A Fox spokeswoman at the station's New York headquarters said the channel's ratings speak for themselves. For the first three months of this year, Fox has been averaging 1.62 million viewers in prime time, compared with CNN's 805,000, according to Nielsen Media Research.
Kimery's motives go deeper than preventing people from watching the channel, which he acknowledges can be done without the blocker. But he likens his device to burning a draft card, a tangible example of disagreement.
And he's taking this message to the network's advertisers. After buying the $8.95 device online, would-be blockers are shown a letter that they can send to advertisers via the Fox Blocker site.
"The point is not to block the channel or block free speech but to raise awareness," said Kimery, who works in the tech industry.
Kimery doesn't use the device himself; his remote is programmed to only a half-dozen channels. Plus he occasionally feels the need to tune into Fox News for something "especially heinous."
Business could pick up, since the blocker was alluded to in a recent episode of the ABC drama "Boston Legal." The show's original script mentioned Fox News, but ABC had the references removed.
The boisterous conversations on Fox News may be why the station is so popular, said Matthew Felling, media director for the Center for Media and Public Affairs, a nonprofit, nonpartisan media watchdog group. And despite a perception that Fox leans to the right, Felling said, that doesn't mean people who lean left should tune out.
"It's tough to engage in an argument when you're not participating in it," Felling said. "It's just one more layer in the wall that the right and the left are building in between each other."
He didn't invent squat; it's called a "trap", sometimes refered to as a filter.
Been used by the CATV industry for years...they buy them by the bucket load for anywhere from a buck twenty-nine to three dollars, depending on the channel.
Former GOPer Invents markets channel blocker to people too stupid to change the channel to eliminate Fox News Blocker and laughs all the way to the bank.
That's better.
You beat me to it.
Yeah, and to think all these years I JUST FLIPPED THE CHANNEL!
Too bad there are no freq. (freak?) traps for morons.
typical-liberal-headline-grabbing-third-party-solution-circumventing-the-need-for-responsibility-and-action-on-the part-of-the-first-party-alert.
LOL...how can the economy improve if you use common sense instead of buying worthless stuff. 8^)
Yeah, what #3 said....
Of course you would have to stock a bunch of different frequencies, since it isn't blocking FOX but the frequency it is being transmitted on, and that varies from locale to locale and cable system to cable system.
And only lazy, ignorant people who value symbolism over substance (in other words, your typical liberal) would buy the silly things. Even my little $60 cheapie TV has provisions for programming out any channel or channels you want.....
I suppose I could program out CNN CBS ABC NBC etc, but if I don't want to watch something, I just move on up or down the "dial".
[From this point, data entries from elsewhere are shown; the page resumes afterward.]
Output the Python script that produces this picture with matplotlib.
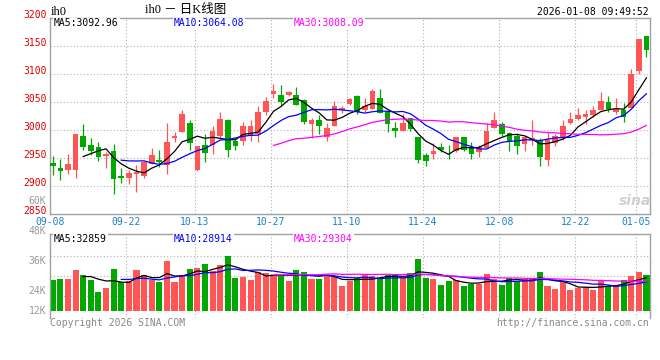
import numpy as np
import pandas as pd
import matplotlib
matplotlib.use("Agg")
import matplotlib.pyplot as plt
from matplotlib.transforms import blended_transform_factory as blend, offset_copy

plt.rcParams['font.family'] = ['DejaVu Sans Mono', 'Noto Sans CJK SC']

# daily OHLC, 09-08 .. 01-06
opens = [2941, 2933, 2928, 2928, 2990, 2974, 2970, 2953, 2963, 2918,
         2914, 2921, 2917, 2940, 2947, 2938, 2985, 2996, 3012, 2929,
         2973, 2973, 2990, 3017, 2981, 2980, 2990, 2992, 3033, 3065,
         3063, 3062, 3063, 3054, 3011, 3018, 2988, 3008, 3036, 3046,
         3060, 3036, 3037, 3057, 3033, 3004, 2999, 3021, 2988, 2956,
         2957, 2969, 2968, 2963, 2988, 2970, 2960, 2967, 3004, 3010,
         2994, 2990, 2975, 2982, 2983, 2946, 2977, 2985, 3012, 3020,
         3024, 3026, 3035, 3050, 3032, 3036, 3039, 3106, 3167]
highs = [2954, 2949, 2958, 2992, 3010, 2985, 2978, 2960, 2975, 2933,
         2929, 2937, 2944, 2967, 2965, 3012, 2996, 3036, 3017, 2972,
         2992, 3008, 3033, 3019, 2986, 3015, 3018, 3042, 3059, 3082,
         3081, 3069, 3077, 3056, 3021, 3026, 3013, 3051, 3043, 3057,
         3063, 3057, 3073, 3073, 3033, 3015, 3029, 3021, 2988, 2959,
         2976, 2976, 2973, 2988, 2988, 2979, 2973, 3012, 3033, 3014,
         2996, 2994, 2990, 3017, 2985, 2997, 2992, 3017, 3033, 3040,
         3036, 3042, 3068, 3061, 3057, 3049, 3109, 3162, 3167]
lows = [2920, 2911, 2921, 2914, 2964, 2956, 2944, 2933, 2885, 2905,
        2904, 2889, 2915, 2939, 2934, 2922, 2978, 2996, 2965, 2926,
        2943, 2957, 2988, 2951, 2965, 2973, 2980, 2978, 3026, 3057,
        3045, 3060, 3045, 3010, 2986, 2992, 2980, 3008, 3030, 3045,
        3028, 3033, 3037, 3030, 2996, 2988, 2999, 2998, 2941, 2935,
        2948, 2961, 2948, 2961, 2962, 2949, 2951, 2967, 3004, 2990,
        2963, 2958, 2962, 2974, 2936, 2936, 2972, 2983, 3011, 3017,
        3011, 3024, 3035, 3033, 3029, 3015, 3039, 3100, 3131]
closes = [2936, 2926, 2940, 2992, 2969, 2962, 2951, 2958, 2913, 2914,
          2923, 2925, 2942, 2955, 2943, 2978, 2990, 3029, 2977, 2971,
          2959, 2999, 3020, 2964, 2971, 3007, 3008, 3032, 3051, 3069,
          3050, 3067, 3045, 3015, 3018, 3008, 3004, 3043, 3039, 3055,
          3032, 3043, 3069, 3030, 3010, 2998, 3012, 3001, 2946, 2944,
          2962, 2964, 2967, 2988, 2964, 2957, 2969, 2999, 3017, 2992,
          2981, 2971, 2987, 2986, 2952, 2983, 2989, 3008, 3020, 3027,
          3029, 3036, 3052, 3037, 3037, 3024, 3100, 3162, 3143]
volumes = [28400, 28800, 28800, 32400, 30400, 28500, 23600, 25200, 32800, 27600,
           28000, 32400, 30400, 28400, 27600, 36000, 27600, 30400, 32800, 33200,
           34800, 32000, 34400, 38000, 29200, 29700, 28400, 31700, 31200, 30400,
           30000, 28000, 32400, 31600, 28800, 28800, 30000, 29700, 26100, 28000,
           29200, 30400, 30000, 28800, 30400, 30400, 29600, 31200, 36800, 29200,
           28800, 26400, 28000, 28400, 26000, 26800, 26800, 30800, 28800, 26400,
           29200, 28000, 28800, 29200, 31600, 26000, 24800, 27600, 24400, 25200,
           25600, 24400, 28400, 26000, 26400, 28400, 30000, 31600, 30400]

date_pos = [0, 10, 19, 29, 39, 49, 59, 69, 77]
date_labels = ['09-08', '09-22', '10-13', '10-27', '11-10', '11-24', '12-08', '12-22', '01-05']
price_ticks = [2850, 2900, 2950, 3000, 3050, 3100, 3150, 3200]
vol_ticks = [60000, 48000, 36000, 24000]
vol_tick_labels = ['60K', '48K', '36K', '24K']

RED = '#ff5555'
GREEN = '#00a800'
GRID = '#b0b0b0'
FRAME = '#a0a0a0'
DATE_C = '#1a80c8'
W, H = 660, 360


def rect(x0, y0, x1, y1):
    return [x0 / W, 1 - y1 / H, (x1 - x0) / W, (y1 - y0) / H]


def ftext(x, y, s, **kw):
    return fig.text(x / W, 1 - y / H, s, **kw)


o = np.array(opens, float)
h = np.array(highs, float)
l = np.array(lows, float)
c = np.array(closes, float)
v = np.array(volumes, float)
n = len(c)
x = np.arange(n)
up = c >= o
cols = np.where(up, RED, GREEN)
off = 0.36

fig = plt.figure(figsize=(6.6, 3.6), dpi=100)
ax = fig.add_axes(rect(50, 18, 649.5, 214))
axv = fig.add_axes(rect(50, 234, 649.5, 318))

# price panel
ax.set_xlim(-off, n - 0.6)
ax.set_ylim(2850, 3200)
ax.hlines(price_ticks[1:-1], -off, n, colors=GRID, lw=0.8, linestyles=(0, (1, 2)), zorder=0)
ax.vlines(np.array(date_pos[1:]) - off, 2850, 3200, colors=GRID, lw=0.8, linestyles=(0, (1, 2)), zorder=0)
ax.vlines(x, l, h, colors=cols, lw=0.9, zorder=2)
body = np.maximum(np.abs(c - o), 1.4)
ax.bar(x, body, bottom=np.minimum(o, c), width=0.74, color=cols, zorder=3)

cs = pd.Series(c)
ax.plot(x, cs.rolling(5).mean(), color='black', lw=0.9, zorder=4)
ax.plot(x, cs.rolling(10).mean(), color='#0000ff', lw=0.9, zorder=4)
ax.plot(x, cs.rolling(30).mean(), color='#ff00ff', lw=0.9, zorder=4)

tr = offset_copy(blend(ax.transAxes, ax.transData), fig=fig, y=2.5, units='dots')
for p in price_ticks:
    ax.text(-0.006, p, str(p), transform=tr, ha='right', va='center',
            color='#e00000', fontsize=7)
trd = blend(ax.transData, ax.transAxes)
for pos, lab in zip(date_pos, date_labels):
    ax.text(pos - off, -0.04, lab, transform=trd, ha='center', va='center',
            color=DATE_C, fontsize=7)

# volume panel
base = 16000
axv.set_xlim(-off, n - 0.6)
axv.set_ylim(13200, 46800)
axv.hlines([38000, 30000, 22000], -off, n, colors=GRID, lw=0.8, linestyles=(0, (1, 2)), zorder=0)
axv.vlines(np.array(date_pos[1:]) - off, 13200, 46800, colors=GRID, lw=0.8, linestyles=(0, (1, 2)), zorder=0)
axv.bar(x, v - base, bottom=base, width=0.8, color=cols, zorder=2)
vs = pd.Series(v)
axv.plot(x, vs.rolling(5).mean(), color='black', lw=0.9, zorder=4)
axv.plot(x, vs.rolling(10).mean(), color='#0000ff', lw=0.9, zorder=4)
axv.plot(x, vs.rolling(30).mean(), color='#ff00ff', lw=0.9, zorder=4)

trv = blend(axv.transAxes, axv.transData)
for val, lab in zip(vol_ticks, vol_tick_labels):
    axv.text(-0.006, val, lab, transform=trv, ha='right', va='center',
             color='#999999', fontsize=7)
axv.text(-0.006, base, '12K', transform=trv, ha='right', va='center',
         color='#999999', fontsize=7)

for a in (ax, axv):
    a.set_xticks([])
    a.set_yticks([])
    for s in a.spines.values():
        s.set_color(FRAME)
        s.set_linewidth(1)
axv.spines['bottom'].set_visible(False)

# header texts
ftext(51, 12, 'ih0', ha='left', va='center', fontsize=9,
      family=['Liberation Serif', 'Noto Sans CJK SC'])
ftext(186, 9.5, 'ih0 － 日K线图', ha='center', va='center', fontsize=9,
      family=['Liberation Serif', 'Noto Sans CJK SC'])
ftext(649, 12, '2026-01-08 09:49:52', ha='right', va='center', fontsize=7)

box = dict(facecolor='white', edgecolor='none', pad=0.6)
ftext(54, 23.5, 'MA5:3092.96', ha='left', va='center', fontsize=7, color='black', bbox=box)
ftext(174, 23.5, 'MA10:3064.08', ha='left', va='center', fontsize=7, color='#0000ff', bbox=box)
ftext(294, 23.5, 'MA30:3008.09', ha='left', va='center', fontsize=7, color='#ff00ff', bbox=box)
ftext(54, 238.5, 'MA5:32859', ha='left', va='center', fontsize=7, color='black', bbox=box)
ftext(174, 238.5, 'MA10:28914', ha='left', va='center', fontsize=7, color='#0000ff', bbox=box)
ftext(294, 238.5, 'MA30:29304', ha='left', va='center', fontsize=7, color='#ff00ff', bbox=box)

ftext(50, 323.5, 'Copyright 2026 SINA.COM', ha='left', va='center', fontsize=7, color='#888888')
ftext(649, 323.5, 'http://finance.sina.com.cn', ha='right', va='center', fontsize=7, color='#888888')
ftext(635, 201, 'sina', ha='center', va='center', fontsize=10, color='#d0d0d0',
      family='DejaVu Sans', style='italic', weight='bold')

fig.savefig('out.png', dpi=100)
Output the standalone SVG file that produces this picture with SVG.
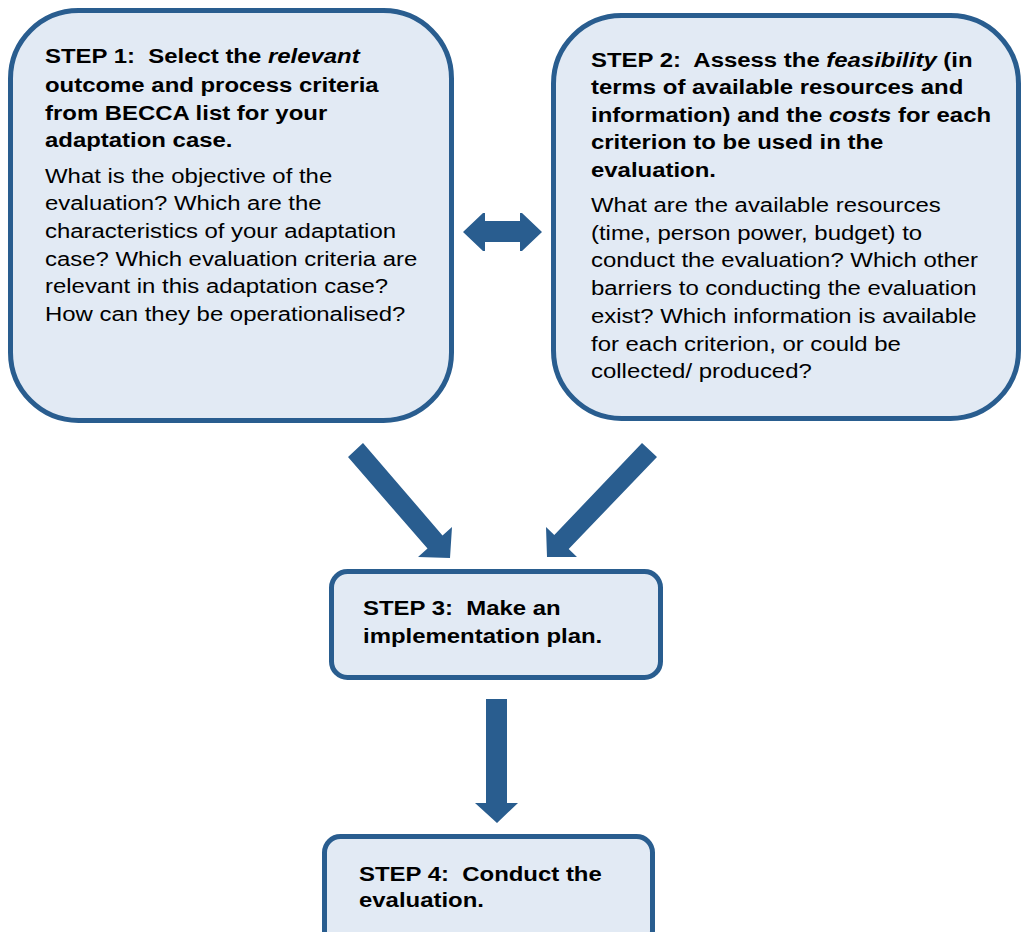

The guy selling these things is following the old W.C. Fields adage: "Never give a sucker an even break".
*shrug*
2. If advertised, who is seeing it?
**shrug* not me
3. Those who are exposed to the marketing, what value is this product to them?
none, unless their remote or off button is broken. Maybe a replacement for a pet rock.
4. What objections would FOX have?
none...the people who would buy this already don't watch FOX at all...repeat at all. If you install one of these, you block the entire channel, not just the news; if you want to see anything on FOX, you'd have to take it off.
Traps were basically used to prevent a subscriber from receiving a pay channel they hadn't payed for, and though still used in some locales, their use has decreased drastically in the last few years.
My point is, just like normal liberal "logic", who besides them cares? The hole since 1994 continues to get deeper.
Oh, great... Now the "inventor" is claiming that he is getting death threats.....
Every neo or paleo leftist that wants publicity these days is claiming death threats from conservatives.
Ludicrous on the face of it.
I thought this guy might be just an entrepreneur taking advantage of the ignorance of liberals, but with this claim, he officially joins hillary, kerry and the other kool aid servers and drinkers IMO.
Deaath threats? What about those people in Waco?
Got it.
Maybe I missed something , but the only Waco death threats I can think of is what Janet Reno and Wes Clark actually caried out.
Like putting blinders on a horse. Keep him focused on what you want him to see and not what is going on around him. Thus, the term - narrow minded.